ナムフオン(南香)亭/Dinh Nam Huong

住: 75 Hang Trong, Hoan Kiem
賑やかな旧市街に佇む安らぎの空間

 ホアンキエム湖岸のすぐそばにあり、遺跡管理委員会の資料によると、ロンドー神、カオソン大王、リンラン大王、リー朝の公主、グエン(Nguyen/阮)朝の王公の5人の神を祀るために、ハウレー朝末期に建てられました。フランス植民地時代に破壊されましたが、その後、フランス保護領となった際に再建されました。現在、ハウレー朝、タイソン朝、グエン朝による5つの上等神への19の冊封など、17~18世紀の芸術を特徴とする数多くの貴重な遺物が残されています。

入口の中央には、目を引く色鮮やかな五虎の絵が飾られている

イエンフー(安阜)亭/Dinh Yen Phu

住: Yen Phu, Tay Ho
地元の人々に敬愛される村亭

 タイ湖沿いの半島にあり、チャンタイントン(Tran Thanh Tong/陳聖宗)王の息子とされ、越蒙戦争で多大な功績を収めたウイリンラン(Uy Linh Lang)大王、ヴオンズイ(Vuong Duy)大王、ヴオンバー(Vuong Ba)大王の3人の神城隍を祀っています。洗練された鮮やかな彫刻が特徴で、17世紀の芸術風情を色濃く残しています。2006年、イエンフーの住民や観光客からの寄付により、大規模に修復されました。
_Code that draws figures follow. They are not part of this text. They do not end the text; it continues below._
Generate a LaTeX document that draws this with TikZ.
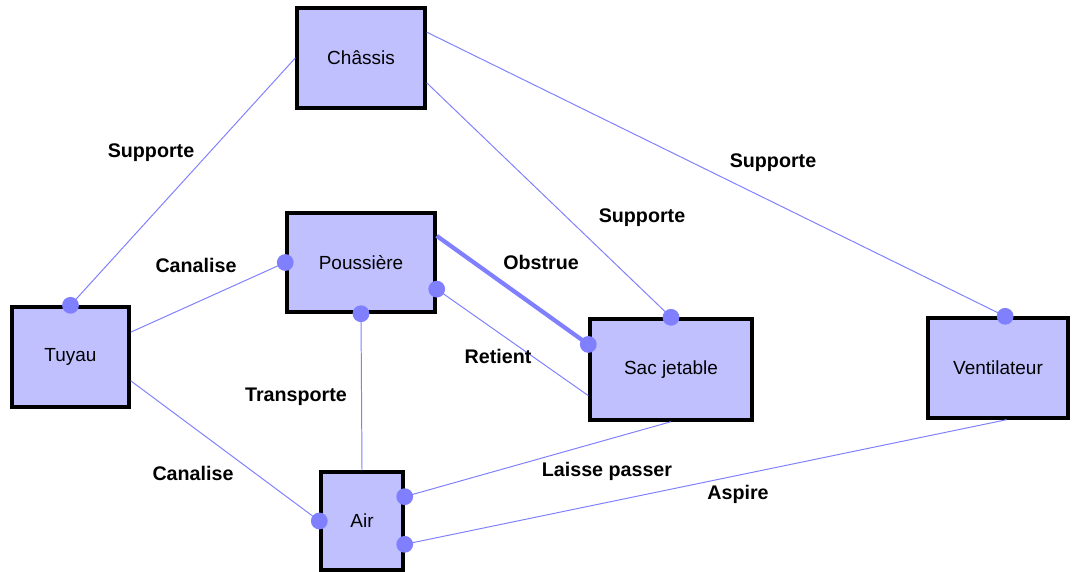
\documentclass[tikz,border=0pt]{standalone}
\usepackage{fontspec}
\setmainfont{Liberation Sans}
\usetikzlibrary{calc}
\definecolor{boxblue}{HTML}{C0C0FF}
\definecolor{linkblue}{HTML}{8080FF}
\begin{document}
\begin{tikzpicture}[
            x={(0.025cm,0cm)},
            y={(0cm,-0.025cm)},
            box/.style={draw=black, line width=2.4pt, fill=boxblue, inner sep=0pt,
                font=\fontsize{13.5}{15}\selectfont},
            link/.style={draw=linkblue, line width=0.7pt},
            point/.style={circle, fill=linkblue, inner sep=0pt, minimum size=0.42cm},
            lbl/.style={font=\bfseries\fontsize{14}{16}\selectfont, inner sep=1pt}
        ]
        \useasboundingbox (0,0) rectangle (1072,572);

        \node[box, minimum width=3.2cm, minimum height=2.5cm] (chassis) at (361,58) {Châssis};
        \node[box, minimum width=3.7cm, minimum height=2.475cm] (poussiere) at (361,262.5) {Poussière};
        \node[box, minimum width=2.925cm, minimum height=2.5cm] (tuyau) at (70.5,357) {Tuyau};
        \node[box, minimum width=4.05cm, minimum height=2.525cm] (sac) at (671,369.5) {Sac jetable};
        \node[box, minimum width=2.05cm, minimum height=2.45cm] (air) at (362,521) {Air};
        \node[box, minimum width=3.5cm, minimum height=2.5cm] (ventil) at (998,368) {Ventilateur};

        \coordinate (ch-e1) at ($(chassis.north east)!0.25!(chassis.south east)$);
        \coordinate (ch-e2) at ($(chassis.north east)!0.74!(chassis.south east)$);
        \coordinate (tu-e1) at ($(tuyau.north east)!0.26!(tuyau.south east)$);
        \coordinate (tu-e2) at ($(tuyau.north east)!0.73!(tuyau.south east)$);
        \coordinate (po-e1) at ($(poussiere.north east)!0.24!(poussiere.south east)$);
        \coordinate (po-e2) at ($(poussiere.north east)!0.76!(poussiere.south east)$);
        \coordinate (sa-w1) at ($(sac.north west)!0.26!(sac.south west)$);
        \coordinate (sa-w2) at ($(sac.north west)!0.75!(sac.south west)$);
        \coordinate (ai-e1) at ($(air.north east)!0.26!(air.south east)$);
        \coordinate (ai-e2) at ($(air.north east)!0.73!(air.south east)$);
        \coordinate (ve-n) at ($(ventil.north west)!0.55!(ventil.north east)$);
        \coordinate (ve-s) at ($(ventil.south west)!0.56!(ventil.south east)$);

        \draw[link] (chassis.west) -- (tuyau.north);
        \draw[link] (ch-e1) -- (ve-n);
        \draw[link] (ch-e2) -- (sac.north);
        \draw[link] (tu-e1) -- (poussiere.west);
        \draw[link] (tu-e2) -- (air.west);
        \draw[link, line width=3pt] (po-e1) -- (sa-w1);
        \draw[link] (sa-w2) -- (po-e2);
        \draw[link] (air.north) -- (poussiere.south);
        \draw[link] (sac.south) -- (ai-e1);
        \draw[link] (ve-s) -- (ai-e2);

        \node[point] at (tuyau.north) {};
        \node[point] at (ve-n) {};
        \node[point] at (sac.north) {};
        \node[point] at (poussiere.west) {};
        \node[point] at (air.west) {};
        \node[point] at (sa-w1) {};
        \node[point] at (po-e2) {};
        \node[point] at (poussiere.south) {};
        \node[point] at (ai-e1) {};
        \node[point] at (ai-e2) {};

        \node[lbl] (l-sup1) at (151,153) {Supporte};
        \node[lbl] (l-sup2) at (642,218) {Supporte};
        \node[lbl] (l-sup3) at (773,163) {Supporte};
        \node[lbl] (l-can1) at (196,265) {Canalise};
        \node[lbl] (l-can2) at (193,473) {Canalise};
        \node[lbl] (l-tra) at (296,397) {Transporte};
        \node[lbl] (l-obs) at (541,262) {Obstrue};
        \node[lbl] (l-ret) at (498,356) {Retient};
        \node[lbl] (l-lai) at (607,471) {Laisse passer};
        \node[lbl] (l-asp) at (738,494) {Aspire};
    \end{tikzpicture}
\end{document}
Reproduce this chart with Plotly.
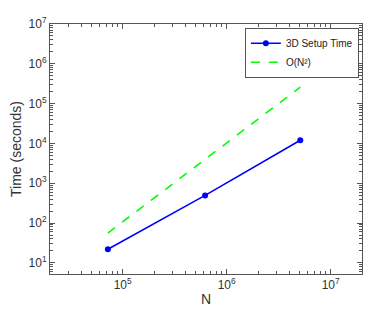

毎年旧暦の2月10日に、亭の祭りが開催されます。

旧イェンフー村の村民が暮らし、居住用のスペースも設けられている

ダイイエン(大安)亭/Dinh Dai Yen

住: 279 Doi Can, Ba Dinh
地元の女英雄を崇拝

 12~13世紀に建てられたと伝えられており、ゴックホア(Ngoc Hoa/玉花)公主を祀った場所です。ゴックホアは魚売りの娘で、9歳の時に少年に変装して父に従い、侵略してきた敵と戦闘。大きな功績を残し、死後に王から公主の称号を与えられました。グエン朝の芸術様式を踏襲した建築様式で、何度も大規模な修復が行われており、1990年、国家建築芸術遺跡に指定されました。毎年旧暦の3月13日と14日に行われるダイイェン村祭りは、地域内外から多くの人々が集まります。

敷地内には、神聖視される巨大なガジュマルの木がある

ウンティエン(應天)亭/Dinh Ung Thien

住: 151 Lang Ha, Dong Da
不動産売却で利益が得られるとされる村亭

 ランハー(Lang Ha)通りの端の路地にある亭で、1069年の占城征服の際にリータイントン王を助けた后土地母神を祀るために建立されました。ハウレー朝の後半には、神城隍を崇拝する宗教文化が強く発展し、ランハー村の集会の場として使用できように改修が行われ、グエン朝時代の1890年に最後に修復されました。毎年、后土地母神の功徳を記念するために、旧暦3月6日から8日まで亭の祭りが開催されます。1984年、ハノイ人民委員会により、都市芸術建築遺跡に指定されました。